*** Rows

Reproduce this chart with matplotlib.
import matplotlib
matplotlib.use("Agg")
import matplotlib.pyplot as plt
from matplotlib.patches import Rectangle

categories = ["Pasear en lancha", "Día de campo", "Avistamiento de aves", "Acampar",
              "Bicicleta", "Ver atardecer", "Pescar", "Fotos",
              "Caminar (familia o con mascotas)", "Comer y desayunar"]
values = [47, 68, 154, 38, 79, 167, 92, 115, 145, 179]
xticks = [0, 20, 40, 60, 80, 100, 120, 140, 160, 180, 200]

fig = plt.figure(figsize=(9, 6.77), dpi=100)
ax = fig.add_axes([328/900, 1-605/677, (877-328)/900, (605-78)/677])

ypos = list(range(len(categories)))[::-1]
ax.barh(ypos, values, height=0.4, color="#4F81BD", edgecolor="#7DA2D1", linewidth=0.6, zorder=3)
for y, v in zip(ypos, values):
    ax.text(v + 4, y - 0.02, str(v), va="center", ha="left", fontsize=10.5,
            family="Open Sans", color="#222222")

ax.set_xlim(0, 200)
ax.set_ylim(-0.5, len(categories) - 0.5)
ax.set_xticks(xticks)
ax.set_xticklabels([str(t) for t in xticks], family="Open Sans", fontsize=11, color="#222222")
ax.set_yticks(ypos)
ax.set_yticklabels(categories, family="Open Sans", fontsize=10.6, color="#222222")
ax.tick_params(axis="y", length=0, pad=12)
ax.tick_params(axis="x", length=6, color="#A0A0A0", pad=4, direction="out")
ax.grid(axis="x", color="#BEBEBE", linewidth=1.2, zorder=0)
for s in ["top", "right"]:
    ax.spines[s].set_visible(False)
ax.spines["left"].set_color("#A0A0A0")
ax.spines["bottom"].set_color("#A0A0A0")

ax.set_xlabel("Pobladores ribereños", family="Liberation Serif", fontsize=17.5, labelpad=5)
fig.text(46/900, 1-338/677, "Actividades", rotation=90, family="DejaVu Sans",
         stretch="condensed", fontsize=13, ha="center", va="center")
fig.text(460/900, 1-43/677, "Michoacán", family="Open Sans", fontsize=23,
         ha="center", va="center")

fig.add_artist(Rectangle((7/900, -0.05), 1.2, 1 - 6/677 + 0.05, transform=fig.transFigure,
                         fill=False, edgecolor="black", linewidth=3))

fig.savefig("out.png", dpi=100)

******
*** Rows

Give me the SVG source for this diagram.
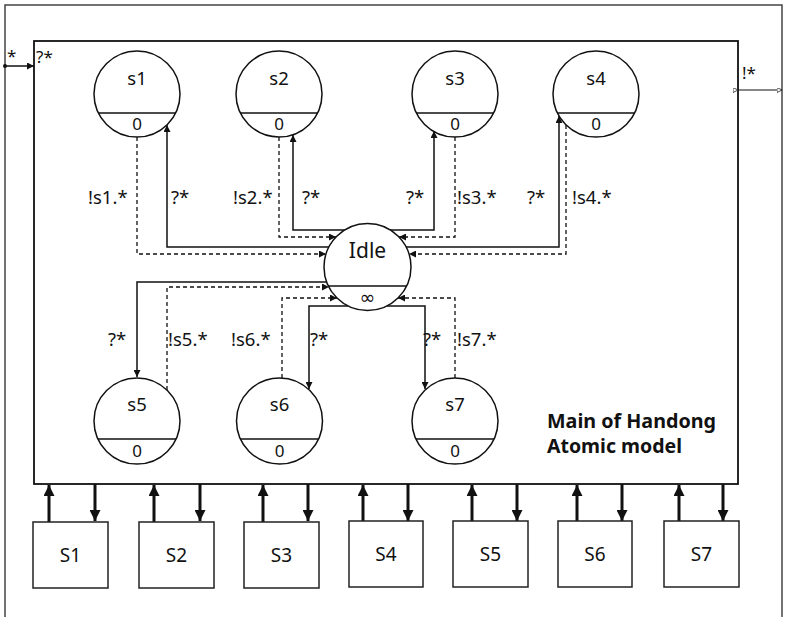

******

__Description of the task__. All lines in the listing above from the line containing "Reproduce this chart with matplotlib." to the line containing "from matplotlib.patches import Rectangle", inclusive, should be retyped exactly; no other lines should appear.

__Finished exercise__.
Reproduce this chart with matplotlib.
import matplotlib
matplotlib.use("Agg")
import matplotlib.pyplot as plt
from matplotlib.patches import Rectangle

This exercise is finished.